G
Guest
Hi all,
Need some tips to help me approach this problem. I would consider myself
advanced in Access and VBA, so just looking for conceptual pointers.
In essence, I have a number of text files, that needs to be parsed and
merged. Each text file will contain around 70,000 records. For now, lets
assume that I have only 2 text files that will need merging.
I have managed to succesfully parse the files and sort each line in the text
file into a database record that will contain 3 fields; a time stamp field
(converted to a long number as time is measured in thousandth's of seconds),
a Datasource field (i.e. who actually generated the text file), and a string
field (containing a text string of up to 255 characters).

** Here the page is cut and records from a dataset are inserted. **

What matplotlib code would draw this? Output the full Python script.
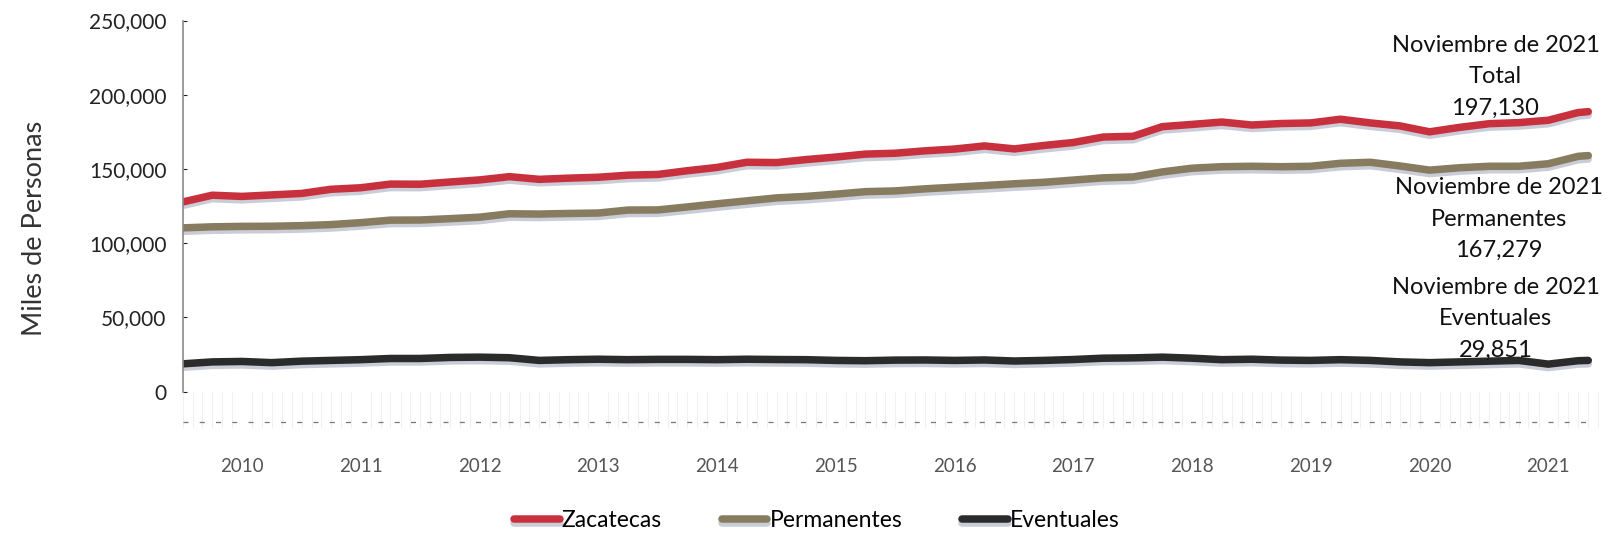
import pandas as pd
import matplotlib.pyplot as plt
import matplotlib.dates as mdates
import matplotlib.patheffects as pe
from matplotlib.ticker import FuncFormatter
from matplotlib.lines import Line2D

plt.rcParams['font.family'] = ['Lato', 'DejaVu Sans']

# quarterly readings (thousands of people), Jan 2010 .. Oct 2021, plus Nov 2021
fechas = list(pd.date_range('2010-01-01', periods=48, freq='3MS')) + [pd.Timestamp('2021-11-01')]

total = [127.8, 132.3, 131.5, 132.5, 133.5, 136.3, 137.3, 139.8, 139.7, 141.2, 142.6, 144.8,
         143.0, 143.8, 144.4, 145.8, 146.3, 148.8, 151.0, 154.5, 154.3, 156.3, 158.0, 160.0,
         160.6, 162.2, 163.4, 165.5, 163.5, 165.8, 167.8, 171.5, 172.0, 178.5, 180.0, 181.6,
         179.6, 180.6, 181.0, 183.5, 181.0, 179.0, 175.0, 178.0, 180.5, 181.2, 182.8, 188.0,
         188.6]
permanentes = [110.3, 111.0, 111.3, 111.4, 111.8, 112.5, 113.8, 115.5, 115.6, 116.5, 117.5, 119.8,
               119.6, 120.0, 120.3, 122.3, 122.4, 124.4, 126.5, 128.5, 130.5, 131.5, 133.0, 134.7,
               135.2, 136.6, 137.7, 138.8, 140.0, 141.0, 142.5, 144.0, 144.6, 148.0, 150.5, 151.5,
               151.8, 151.5, 151.8, 153.8, 154.5, 152.0, 149.2, 150.8, 151.8, 151.8, 153.5, 158.5,
               159.0]
eventuales = [18.7, 20.0, 20.3, 19.5, 20.5, 21.0, 21.5, 22.3, 22.3, 23.0, 23.2, 22.8,
              21.0, 21.5, 21.8, 21.5, 21.7, 21.7, 21.5, 21.8, 21.6, 21.5, 21.0, 20.8,
              21.2, 21.3, 21.0, 21.3, 20.6, 21.0, 21.6, 22.5, 22.7, 23.2, 22.5, 21.5,
              21.8, 21.2, 21.0, 21.5, 21.0, 20.0, 19.5, 20.0, 20.5, 21.0, 18.5, 20.8,
              21.0]

series = [('Zacatecas', total, '#c9303e'),
          ('Permanentes', permanentes, '#877c60'),
          ('Eventuales', eventuales, '#2b2b2b')]

notas = [('Noviembre de 2021\nTotal\n197,130', 0.930, 0.857),
         ('Noviembre de 2021\nPermanentes\n167,279', 0.932, 0.592),
         ('Noviembre de 2021\nEventuales\n29,851', 0.930, 0.406)]

fig = plt.figure(figsize=(16.08, 5.37), dpi=100)
ax = fig.add_axes([0.1138, 0.2708, 0.8800, 0.6910])

sombra = [pe.SimpleLineShadow(offset=(0, -2.5), shadow_color='#8a90aa', alpha=0.45),
          pe.Normal()]
for nombre, vals, color in series:
    ax.plot(fechas, [v * 1000 for v in vals], color=color, lw=5.4,
            solid_capstyle='round', label=nombre, path_effects=sombra)

ax.set_ylim(0, 250000)
ax.set_xlim(pd.Timestamp('2010-01-01'), pd.Timestamp('2021-12-01'))
ax.set_yticks(range(0, 250001, 50000))
ax.yaxis.set_major_formatter(FuncFormatter(lambda v, p: f'{v:,.0f}'))
ax.tick_params(axis='y', labelsize=15, colors='#222222', direction='in', length=3, pad=12)
ax.set_ylabel('Miles de Personas', fontsize=19.5, color='#333333')
ax.yaxis.set_label_coords(-0.096, 0.44)

# years centred mid-year, faint monthly ticks below the axis
ax.xaxis.set_major_locator(mdates.MonthLocator(bymonth=7, bymonthday=1))
ax.xaxis.set_major_formatter(mdates.DateFormatter('%Y'))
ax.xaxis.set_minor_locator(mdates.MonthLocator())
ax.tick_params(axis='x', which='major', length=0, pad=48, labelsize=13.5, labelcolor='#555555')
ax.tick_params(axis='x', which='minor', length=26, width=0.8, color='#edf1f7', direction='out')

for s in ['top', 'right', 'bottom']:
    ax.spines[s].set_visible(False)
ax.spines['left'].set_color('#8a8a8a')
ax.spines['left'].set_linewidth(1.2)

ax.add_line(Line2D([0, 0.995], [-0.082, -0.082], transform=ax.transAxes, clip_on=False,
                   color='#777777', lw=0.9, linestyle=(0, (4, 9))))

for texto, x, y in notas:
    fig.text(x, y, texto, ha='center', va='center', fontsize=17, color='#111111',
             linespacing=1.6)

fig.legend(loc='center', bbox_to_anchor=(0.508, 0.030), ncol=3, frameon=False,
           fontsize=16.5, handlelength=2.0, handletextpad=0.1, columnspacing=2.6)

fig.savefig('out.png', dpi=100)
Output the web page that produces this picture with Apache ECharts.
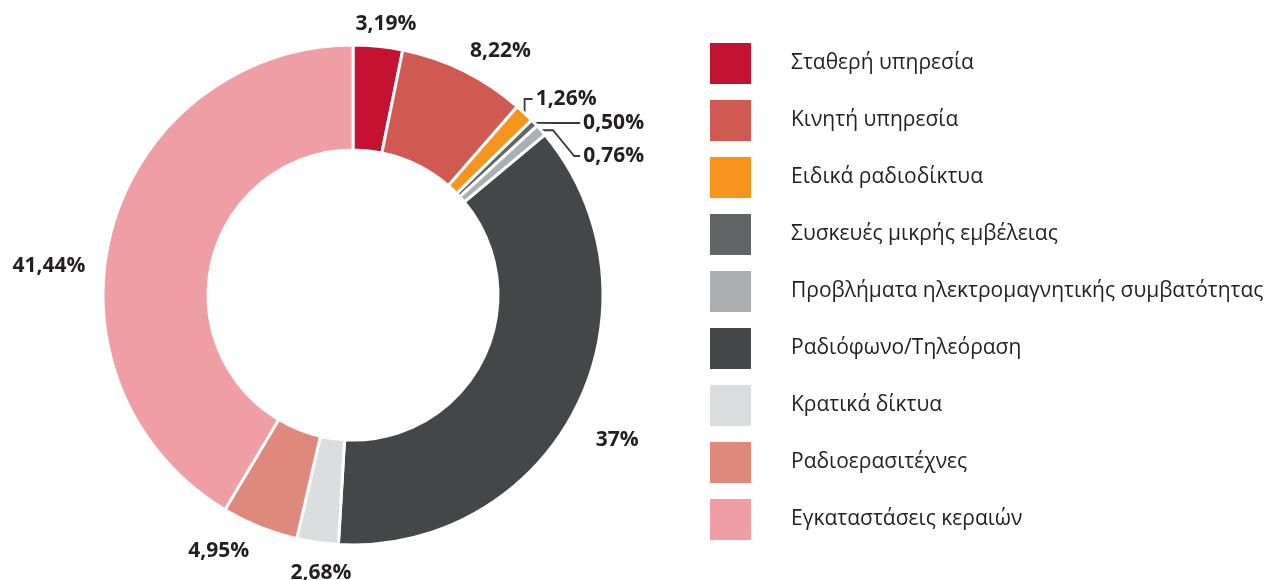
<!DOCTYPE html>
<html>
<head>
<meta charset="utf-8">
<script src="https://cdn.jsdelivr.net/npm/echarts@6/dist/echarts.min.js"></script>
<style>
  html, body { margin: 0; padding: 0; background: #fff; }
  #chart { width: 1264px; height: 580px; }
</style>
</head>
<body>
<div id="chart"></div>
<script>
// κατηγορίες και ποσοστά
var categories = [
  'Σταθερή υπηρεσία',
  'Κινητή υπηρεσία',
  'Ειδικά ραδιοδίκτυα',
  'Συσκευές μικρής εμβέλειας',
  'Προβλήματα ηλεκτρομαγνητικής συμβατότητας',
  'Ραδιόφωνο/Τηλεόραση',
  'Κρατικά δίκτυα',
  'Ραδιοερασιτέχνες',
  'Εγκαταστάσεις κεραιών'
]
var values = [3.19, 8.22, 1.26, 0.50, 0.76, 37, 2.68, 4.95, 41.44]
var labels = ['3,19%', '8,22%', '1,26%', '0,50%', '0,76%', '37%', '2,68%', '4,95%', '41,44%']
var colors = ['#c41230', '#d05a51', '#f7941d', '#636466', '#adaeb1', '#454648', '#dcdddf', '#de897b', '#ef9ea4']

// μόνο οι μικρές φέτες έχουν γραμμή
var withLine = [false, false, true, true, true, false, false, false, false]

// μικρές μετατοπίσεις ετικετών (dx, dy) για να μοιάζουν με το πρωτότυπο
var labelNudge = [[-43, -8], [-15, -7], [-13, -4], [13, -3], [-4, 7], [-12, 26], [55, 10], [24, 11], [6, 41]]

var chart = echarts.init(document.getElementById('chart'))

var seriesData = values.map(function (v, i) {
  return {
    name: categories[i],
    value: v,
    itemStyle: { color: colors[i] },
    label: { formatter: labels[i] },
    labelLine: { show: withLine[i] }
  }
})

// γραμμή από την άκρη της φέτας ως την ετικέτα
function leaderLine (i, p0, rect, n) {
  var endX = rect.x + n[0] - 3
  var cy = rect.y + n[1] + rect.height / 2
  if (i === 2) {
    return [p0, [p0[0], cy], [endX, cy]]
  }
  if (i === 3) {
    return [p0, [(p0[0] + endX) / 2, cy], [endX, cy]]
  }
  return [p0, [p0[0] + 12, p0[1]], [endX - 6, cy], [endX, cy]]
}

chart.setOption({
  animation: false,
  legend: {
    orient: 'vertical',
    left: 708,
    top: 41,
    padding: 0,
    itemWidth: 43,
    itemHeight: 43,
    itemGap: 12,
    icon: 'rect',
    data: categories,
    textStyle: {
      fontFamily: 'Open Sans',
      fontSize: 21,
      color: '#231f20',
      padding: [0, 0, 0, 34]
    }
  },
  series: [
    {
      type: 'pie',
      center: [353, 295],
      radius: [145, 250],
      startAngle: 90,
      clockwise: true,
      itemStyle: {
        borderColor: '#fff',
        borderWidth: 3
      },
      label: {
        show: true,
        position: 'outside',
        overflow: 'none',
        fontFamily: 'Open Sans',
        fontWeight: 'bold',
        fontSize: 21,
        color: '#231f20'
      },
      labelLine: {
        length: 14,
        length2: 14,
        lineStyle: { color: '#3a3a3c', width: 1.8 }
      },
      labelLayout: function (params) {
        var i = params.dataIndex
        var n = labelNudge[i]
        var out = { dx: n[0], dy: n[1] }
        if (withLine[i] && params.labelLinePoints) {
          out.labelLinePoints = leaderLine(i, params.labelLinePoints[0], params.labelRect, n)
        }
        return out
      },
      data: seriesData
    }
  ]
})
</script>
</body>
</html>
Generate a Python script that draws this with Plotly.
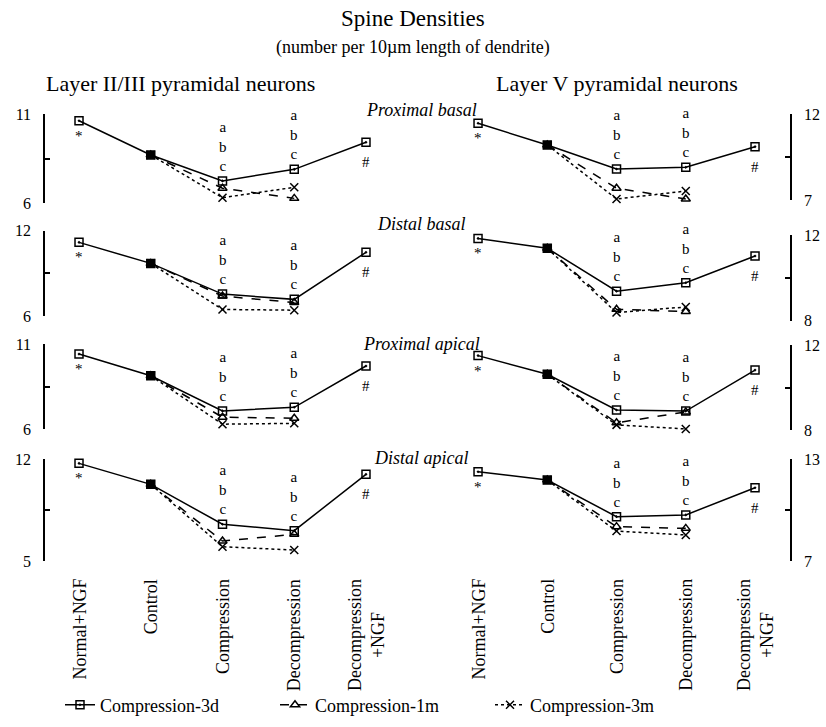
import plotly.graph_objects as go

# ---- data -------------------------------------------------------------
categories = ["Normal+NGF", "Control", "Compression", "Decompression", "Decompression<br>+NGF"]
series_names = ["Compression-3d", "Compression-1m", "Compression-3m"]
regions = ["Proximal basal", "Distal basal", "Proximal apical", "Distal apical"]
layers = ["Layer II/III pyramidal neurons", "Layer V pyramidal neurons"]

# Layer II/III
l23_3d = [
    [10.62, 8.70, 7.24, 7.89, 9.41],
    [11.18, 9.70, 7.54, 7.17, 10.48],
    [10.41, 9.14, 7.08, 7.29, 9.71],
    [11.70, 10.26, 7.52, 7.08, 10.95],
]
l23_1m = [
    [None, 8.70, 6.83, 6.26, None],
    [None, 9.70, 7.40, 6.95, None],
    [None, 9.14, 6.71, 6.65, None],
    [None, 10.26, 6.37, 6.83, None],
]
l23_3m = [
    [None, 8.70, 6.30, 6.88, None],
    [None, 9.70, 6.46, 6.41, None],
    [None, 9.14, 6.30, 6.35, None],
    [None, 10.26, 5.98, 5.75, None],
]

# Layer V
l5_3d = [
    [11.46, 10.20, 8.80, 8.90, 10.10],
    [11.84, 11.38, 9.38, 9.77, 11.02],
    [11.50, 10.62, 8.94, 8.89, 10.82],
    [12.25, 11.76, 9.61, 9.71, 11.31],
]
l5_1m = [
    [None, 10.20, 7.68, 7.06, None],
    [None, 11.38, 8.53, 8.43, None],
    [None, 10.62, 8.34, 8.85, None],
    [None, 11.76, 9.02, 8.92, None],
]
l5_3m = [
    [None, 10.20, 7.06, 7.52, None],
    [None, 11.38, 8.38, 8.64, None],
    [None, 10.62, 8.24, 8.05, None],
    [None, 11.76, 8.76, 8.53, None],
]

# y-axis ranges per panel (low, high)
l23_ranges = [(6, 11), (6, 12), (6, 11), (5, 12)]
l5_ranges = [(7, 12), (8, 12), (8, 12), (7, 13)]

sig_letters = "a<br>b<br>c"
sig_normal = "*"
sig_ngf = "#"

# ---- layout helpers ---------------------------------------------------
W, H = 826, 727
FONT = "Liberation Serif"
INK = "#000000"


def px_x(p):
    return p / W


def px_y(p):
    return 1 - p / H


# pixel extents (top, bottom) of each y axis
l23_extent = [(114, 203), (230.7, 316), (344, 429.3), (459, 561)]
l5_extent = [(114, 200), (235, 320.7), (345, 430), (459, 561)]
label_y = [110, 224, 344, 458]

fig = go.Figure()

styles = {
    "Compression-3d": dict(dash="solid", symbol="square-open-dot", size=8),
    "Compression-1m": dict(dash="dash", symbol="triangle-up-open", size=8),
    "Compression-3m": dict(dash="dot", symbol="x-thin-open", size=8),
}

xs = list(range(len(categories)))
annotations = []

columns = [
    ("x", (l23_3d, l23_1m, l23_3m), l23_ranges, l23_extent, "left"),
    ("x2", (l5_3d, l5_1m, l5_3m), l5_ranges, l5_extent, "right"),
]

layout_axes = {}
for c, (xname, sets, ranges, extents, side) in enumerate(columns):
    for i in range(4):
        k = 2 * i + c + 1
        yname = "y" if k == 1 else f"y{k}"
        lo, hi = ranges[i]
        top, bot = extents[i]
        layout_axes["yaxis" if k == 1 else f"yaxis{k}"] = dict(
            domain=[px_y(bot), px_y(top)],
            range=[lo, hi],
            anchor=xname,
            side=side,
            showline=True, linecolor=INK, linewidth=1.5,
            showgrid=False, zeroline=False,
            tickmode="array",
            tickvals=[lo, (lo + hi) / 2, hi],
            ticktext=[str(lo), "", str(hi)],
            ticks="inside", ticklen=5, tickwidth=1.5, tickcolor=INK,
            minor=dict(tickmode="array", tickvals=[lo, hi], ticks="outside",
                       ticklen=5, tickwidth=1.5, tickcolor=INK),
            ticklabelstandoff=9,
            tickfont=dict(family=FONT, size=16, color=INK),
        )
        for s, name in enumerate(series_names):
            vals = sets[s][i]
            st = styles[name]
            symbols = st["symbol"]
            if s == 0:
                symbols = [st["symbol"]] * len(xs)
                symbols[1] = "square"
            fig.add_trace(go.Scatter(
                x=xs, y=vals, xaxis=xname, yaxis=yname,
                mode="lines+markers", name=name,
                legendgroup=name, showlegend=(c == 0 and i == 0),
                connectgaps=False, cliponaxis=False,
                line=dict(color=INK, width=1.5, dash=st["dash"]),
                marker=dict(symbol=symbols, size=st["size"], color=INK,
                            line=dict(color=INK, width=1.5)),
            ))
        d3 = sets[0][i]
        for j in (2, 3):
            annotations.append(dict(
                x=j, y=d3[j], xref=xname, yref=yname, text=sig_letters,
                showarrow=False, yanchor="bottom", yshift=5,
                font=dict(family=FONT, size=15, color=INK)))
        annotations.append(dict(
            x=0, y=d3[0], xref=xname, yref=yname, text=sig_normal,
            showarrow=False, yanchor="top", yshift=-5,
            font=dict(family=FONT, size=15, color=INK)))
        annotations.append(dict(
            x=4, y=d3[4], xref=xname, yref=yname, text=sig_ngf,
            showarrow=False, yanchor="top", yshift=-10,
            font=dict(family=FONT, size=15, color=INK)))

    # vertical category labels under each column, lines centred
    for j, cat in enumerate(categories):
        annotations.append(dict(
            x=j, xref=xname, y=px_y(577), yref="paper", text=cat,
            textangle=-90, showarrow=False, xanchor="center", yanchor="top",
            align="center", font=dict(family=FONT, size=18, color=INK)))

# region labels between the columns
for i, r in enumerate(regions):
    annotations.append(dict(
        x=px_x(421), y=px_y(label_y[i]), xref="paper", yref="paper",
        text=f"<i>{r}</i>", showarrow=False, xanchor="center", yanchor="middle",
        font=dict(family=FONT, size=18, color=INK)))


# titles
def title_note(text, x, y, size):
    return dict(x=px_x(x), y=px_y(y), xref="paper", yref="paper",
                text=text, showarrow=False, xanchor="center", yanchor="middle",
                font=dict(family=FONT, size=size, color=INK))


annotations += [
    title_note("Spine Densities", 413, 18, 23),
    title_note("(number per 10µm length of dendrite)", 413, 48, 18),
    title_note(layers[0], 180, 84, 22),
    title_note(layers[1], 617, 84, 22),
]

xaxis_common = dict(
    tickmode="array", tickvals=xs, showticklabels=False,
    showline=False, ticks="", showgrid=False, zeroline=False,
    anchor="free", position=px_y(570),
)

fig.update_layout(
    width=W, height=H, autosize=False,
    margin=dict(l=0, r=0, t=0, b=0, autoexpand=False),
    paper_bgcolor="white", plot_bgcolor="rgba(0,0,0,0)",
    xaxis=dict(domain=[px_x(45), px_x(400)], range=[-0.474, 4.474], **xaxis_common),
    xaxis2=dict(domain=[px_x(445), px_x(790)], range=[-0.477, 4.505], **xaxis_common),
    annotations=annotations,
    showlegend=True,
    legend=dict(orientation="h", x=px_x(60), xanchor="left",
                y=px_y(705), yanchor="middle",
                entrywidth=170, entrywidthmode="pixels",
                font=dict(family=FONT, size=18, color=INK),
                bgcolor="rgba(0,0,0,0)"),
    **layout_axes,
)

fig.write_html("out.html")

Basically, what I would like to do is merge the data from the two files, in
such a way that I am only left with one unique set of records; i.e. any
duplicates in the second datasource that are identical to the first
datasource will be deleted, and any records that are in the second datasource
but not in the first will be added. I will therefore end up with a "superset"
of data.
The primary difficulty in the above is the time stamp field in each
datasource is dependant on the user's own PC clock. Therefore, there may be
time differences between records that would otherwise be identical. These
time differences are never more than 30 seconds. Moreover, the time
difference is not exactly the same for each matched record. A SELECT DISTINCT
query would have done the job for me, other than the fact that the time stamp
field prevents this from happening. So I though of finding out the difference
in times between the two recordsources, and as it turns out the difference
may vary every so slightly through the datasources, so some records may be
out by 0.15 of a second and others by 0.14 and others by 0.13, for example.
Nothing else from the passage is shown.